What should a not-very-smart person do? Suppose you know a not-very-smart person (around or below average intelligence). S/he read about rationality, has utilitarian inclinations, and wants to make the world better. However, s/he isn't smart enough to discover new knowledge in most fields, or contribute very much to a conversation of more knowledgeable experts on a given topic. Let's assume s/he has no exceptional talents in any area.
How do you think a person like that could best use his/her time and energy? What would you tell the person to do? This person may be, compared to average LW readership, less capable of noticing the irrationality in his/her actions even if s/he wants to be rid of it, and less easily able to notice the flaws in a bad argument.
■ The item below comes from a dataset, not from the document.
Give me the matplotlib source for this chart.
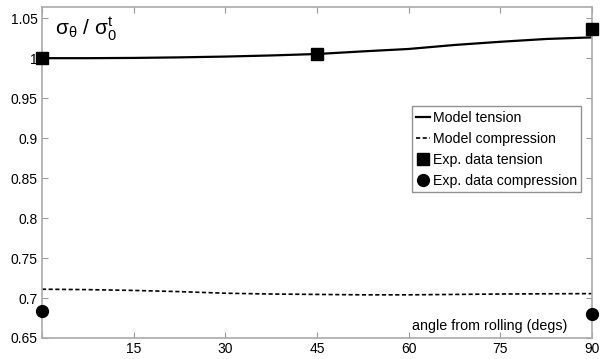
import matplotlib
matplotlib.use("Agg")
from matplotlib import pyplot as plt

plt.rcParams['font.family'] = ['Liberation Sans', 'DejaVu Sans']
plt.rcParams['mathtext.fontset'] = 'custom'
plt.rcParams['mathtext.rm'] = 'Liberation Sans'
plt.rcParams['mathtext.default'] = 'regular'

# Model curves
angle_model = [0, 7.5, 15, 22.5, 30, 37.5, 45, 52.5, 60, 67.5, 75, 82.5, 90]
model_tension = [1.0, 1.0, 1.0003, 1.001, 1.002, 1.0034, 1.0052, 1.0085, 1.0115, 1.0165, 1.0205, 1.0240, 1.026]
model_compression = [0.711, 0.7105, 0.7095, 0.708, 0.706, 0.705, 0.7045, 0.704, 0.704, 0.7045, 0.705, 0.7053, 0.7055]

# Experimental points
angle_exp_t = [0, 45, 90]
exp_tension = [1.0, 1.0054, 1.0365]
angle_exp_c = [0, 90]
exp_compression = [0.684, 0.6796]

x_ticks = [0, 15, 30, 45, 60, 75, 90]
x_tick_labels = ['', '15', '30', '45', '60', '75', '90']
y_ticks = [0.65, 0.7, 0.75, 0.8, 0.85, 0.9, 0.95, 1.0, 1.05]
y_tick_labels = ['0.65', '0.7', '0.75', '0.8', '0.85', '0.9', '0.95', '1', '1.05']

fig = plt.figure(figsize=(6.08, 3.59), dpi=100)
ax = fig.add_axes([0.069, 0.0585, 0.9047, 0.922])

ax.plot(angle_model, model_tension, '-', color='black', lw=1.6, label='Model tension')
ax.plot(angle_model, model_compression, '--', color='black', lw=1.2, dashes=(2.5, 1.5),
        label='Model compression')
ax.plot(angle_exp_t, exp_tension, 's', color='black', ms=8, clip_on=False, zorder=5,
        label='Exp. data tension')
ax.plot(angle_exp_c, exp_compression, 'o', color='black', ms=8.5, clip_on=False, zorder=5,
        label='Exp. data compression')

ax.set_xlim(0, 90)
ax.set_ylim(0.65, 1.064)
ax.set_xticks(x_ticks)
ax.set_xticklabels(x_tick_labels)
ax.set_yticks(y_ticks)
ax.set_yticklabels(y_tick_labels)
ax.tick_params(direction='in', length=4, width=0.8, color='#999999', labelsize=10,
               top=True, right=True, pad=3)
for s in ax.spines.values():
    s.set_color('#aaaaaa')
    s.set_linewidth(1.2)

# Labels placed inside the axes
fig.text(55 / 608, 1 - 28 / 359, r'$\sigma_{\theta}$ / $\sigma_{0}^{t}$', fontsize=15,
         ha='left', va='center')
ax.text(0.955, 0.035, 'angle from rolling (degs)', transform=ax.transAxes,
        fontsize=10.3, ha='right', va='center')

leg = ax.legend(loc='upper left', bbox_to_anchor=(0.672, 0.70), fontsize=10.2,
                frameon=True, fancybox=False, edgecolor='#777777', handlelength=1.0,
                handletextpad=0.2, borderpad=0.3, labelspacing=0.5, borderaxespad=0)
leg.get_frame().set_linewidth(1.0)

plt.savefig('out.png', dpi=100)
plt.close()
S/he may never be able to deeply understand why certain arguments are correct, certain scientific facts have to be the way they are, and telling him/her to be unsure or sure about anything seems dangerous if s/he doesn't really understand why.
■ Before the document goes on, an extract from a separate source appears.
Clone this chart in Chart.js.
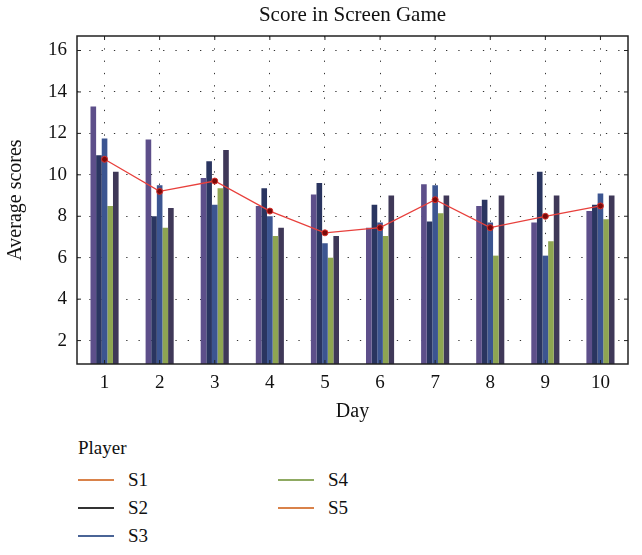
<!DOCTYPE html>
<html>
<head>
<meta charset="utf-8">
<script src="https://cdn.jsdelivr.net/npm/chart.js@4.4.0/dist/chart.umd.min.js"></script>
<style>
  body { margin: 0; background: #fff; font-family: "Liberation Serif", serif; }
  #wrap { position: relative; width: 642px; height: 555px; }
  #box { position: absolute; left: 0; top: 0; width: 642px; height: 428px; }
  #legend { position: absolute; left: 78px; top: 434px; font-size: 19px; color: #111; }
  .ltitle { height: 28px; line-height: 28px; }
  .col { position: absolute; top: 32px; }
  .item { height: 28px; line-height: 28px; white-space: nowrap; display: flex; align-items: center; }
  .sw { display: block; width: 36px; height: 2px; margin-right: 14px; }
</style>
</head>
<body>
<div id="wrap">
  <div id="box"><canvas id="line-chart"></canvas></div>
  <div id="legend">
    <div class="ltitle">Player</div>
    <div class="col" style="left:0">
      <div class="item"><span class="sw" style="background:#d9824a"></span>S1</div>
      <div class="item"><span class="sw" style="background:#333"></span>S2</div>
      <div class="item"><span class="sw" style="background:#4a6496"></span>S3</div>
    </div>
    <div class="col" style="left:200px">
      <div class="item"><span class="sw" style="background:#8faa62"></span>S4</div>
      <div class="item"><span class="sw" style="background:#d9824a"></span>S5</div>
    </div>
  </div>
</div>
<script>
// 数据
const days = ['1', '2', '3', '4', '5', '6', '7', '8', '9', '10'];
const s1 = [13.3, 11.7, 9.85, 8.5, 9.05, 7.45, 9.55, 8.5, 7.7, 8.25];
const s2 = [10.95, 8.0, 10.65, 9.35, 9.6, 8.55, 7.75, 8.8, 10.15, 8.55];
const s3 = [11.75, 9.5, 8.55, 8.0, 6.7, 7.7, 9.5, 7.7, 6.1, 9.1];
const s4 = [8.5, 7.45, 9.35, 7.05, 6.0, 7.05, 8.15, 6.1, 6.8, 7.85];
const s5 = [10.15, 8.4, 11.2, 7.45, 7.05, 9.0, 9.0, 9.0, 9.0, 9.0];
const avgLine = [10.75, 9.2, 9.7, 8.25, 7.2, 7.45, 8.8, 7.45, 8.0, 8.5];
const yTicks = [2, 4, 6, 8, 10, 12, 14, 16];
const chartTitle = 'Score in Screen Game';

// 外框、刻度和标题插件
const frame = {
    id: 'frame',
    afterDraw(chart) {
        const a = chart.chartArea, c = chart.ctx;
        const xs = chart.scales.x, ys = chart.scales.y;
        c.save();
        c.strokeStyle = '#222';
        c.lineWidth = 1;
        c.beginPath();
        days.forEach((d, i) => {
            const px = xs.getPixelForValue(i);
            c.moveTo(px, a.top); c.lineTo(px, a.top + 4);
            c.moveTo(px, a.bottom); c.lineTo(px, a.bottom - 4);
        });
        yTicks.forEach(v => {
            const py = ys.getPixelForValue(v);
            c.moveTo(a.left, py); c.lineTo(a.left + 4, py);
            c.moveTo(a.right, py); c.lineTo(a.right - 4, py);
        });
        c.stroke();
        c.lineWidth = 1.5;
        c.strokeRect(a.left, a.top, a.right - a.left, a.bottom - a.top);
        // 标题居中于绘图区
        c.fillStyle = '#111';
        c.font = '21px "Liberation Serif"';
        c.textAlign = 'center';
        c.textBaseline = 'middle';
        c.fillText(chartTitle, (a.left + a.right) / 2, 15);
        c.restore();
    }
};

function bar(label, data, color) {
    return {
        type: 'bar', label: label, data: data,
        backgroundColor: color, borderWidth: 0,
        categoryPercentage: 0.51, barPercentage: 1, order: 1
    };
}

const ctx = document.getElementById('line-chart').getContext('2d');
new Chart(ctx, {
    type: 'bar',
    data: {
        labels: days,
        datasets: [
            bar('S1', s1, '#5d4f8a'),
            bar('S2', s2, '#2a3560'),
            bar('S3', s3, '#3c5591'),
            bar('S4', s4, '#8ea552'),
            bar('S5', s5, '#3f3858'),
            {
                type: 'line', label: 'Mean', data: avgLine, order: 0,
                borderColor: '#e8403c', borderWidth: 1.3,
                pointBackgroundColor: '#7a0a0a', pointBorderColor: '#d8302c',
                pointRadius: 3, pointBorderWidth: 1
            }
        ]
    },
    plugins: [frame],
    options: {
        responsive: true,
        maintainAspectRatio: false,
        animation: false,
        layout: { padding: { left: 0, right: 14, top: 36, bottom: 0 } },
        plugins: {
            legend: { display: false },
            tooltip: { enabled: false },
            title: { display: false }
        },
        scales: {
            x: {
                offset: true,
                grid: { offset: false, color: '#333', lineWidth: 1, drawTicks: false },
                border: { display: false, dash: [1.3, 11] },
                ticks: { color: '#111', font: { family: 'Liberation Serif', size: 19 }, padding: 8 },
                title: { display: true, text: 'Day', color: '#111', font: { family: 'Liberation Serif', size: 20 }, padding: { top: 6 } },
                afterFit(s) { s.height = 64; }
            },
            y: {
                min: 0.87, max: 16.7,
                afterBuildTicks(s) { s.ticks = yTicks.map(v => ({ value: v })); },
                grid: { color: '#333', lineWidth: 1, drawTicks: false },
                border: { display: false, dash: [1.3, 11] },
                ticks: { color: '#111', font: { family: 'Liberation Serif', size: 19 }, padding: 10 },
                title: { display: true, text: 'Average scores', color: '#111', font: { family: 'Liberation Serif', size: 20 }, padding: { bottom: 2 } },
                afterFit(s) { s.width = 77; }
            }
        }
    }
});
</script>
</body>
</html>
My practical advice might be:
1) If you want to give to charity, follow GiveWell recommendations.
2) Learn about the basic biases, and commit to resisting them in your own life.
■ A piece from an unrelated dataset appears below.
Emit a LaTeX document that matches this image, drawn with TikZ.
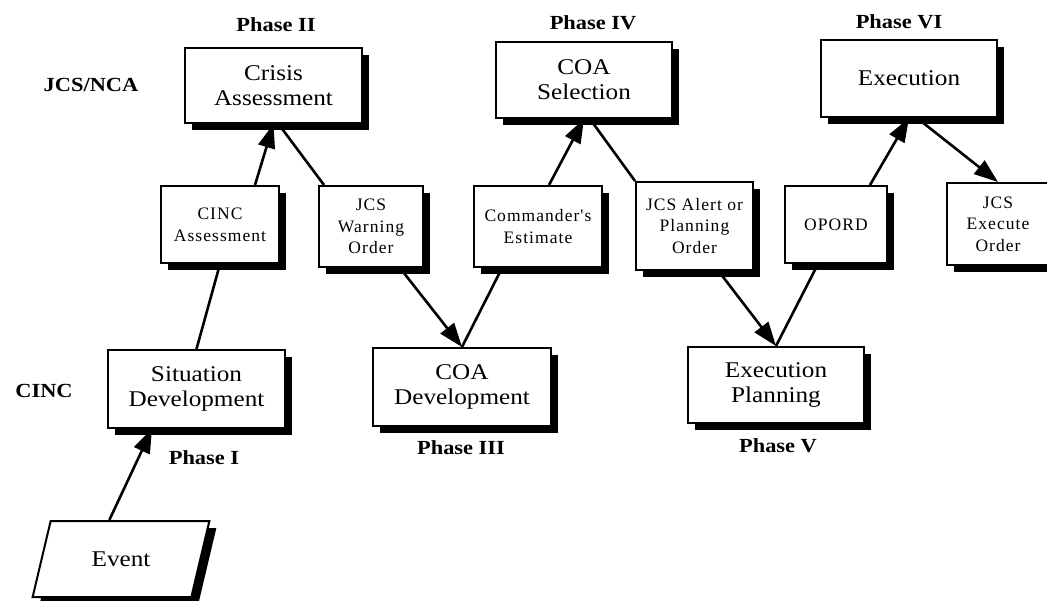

3) Follow advice that has been tested, that correctly predicts a positive outcome. If a hypothesis is untestable (there's an unsensible dragon in your garage) or doesn't predict anything (fire comes from phlogiston in combustable substances), or is tested and demonstrably false (god will smite you if you say it doesn't exist), don't waste time and energy on it. If you want to improve, look for tested methods that have significant positive results relevant to the area of interest. Similarly, if a person regularly gives you advice that does not lead to good outcomes, stop following it, and if someone gives advice that leads to good outcomes, start paying attention even if you like that person less.
At a more general level, my thoughts are tentative, but might include basic LW tenets such as:
1) Don't be afraid of the truth, because you're already enduring it.
2) If all the experts in a field agree on something, they might be wrong, but you are extremely unlikely to be better at uncovering the truth, so follow their advice, which might appear to conflict with...
3) Don't trust deep wisdom. Use Occam's razor, think about simple, basic reasons something might be true (this seems good for religion and moral issues, bad for scientific ideas and understanding)
4) If you find yourself flinching away from an idea, notice that, and give it extra attention.
Note: I mean this as a serious, and hopefully non-insulting question. Most people are intellectually near-average or below-average, and I have not seen extensive discussion on how to help them lead happier lives that make the world a better place.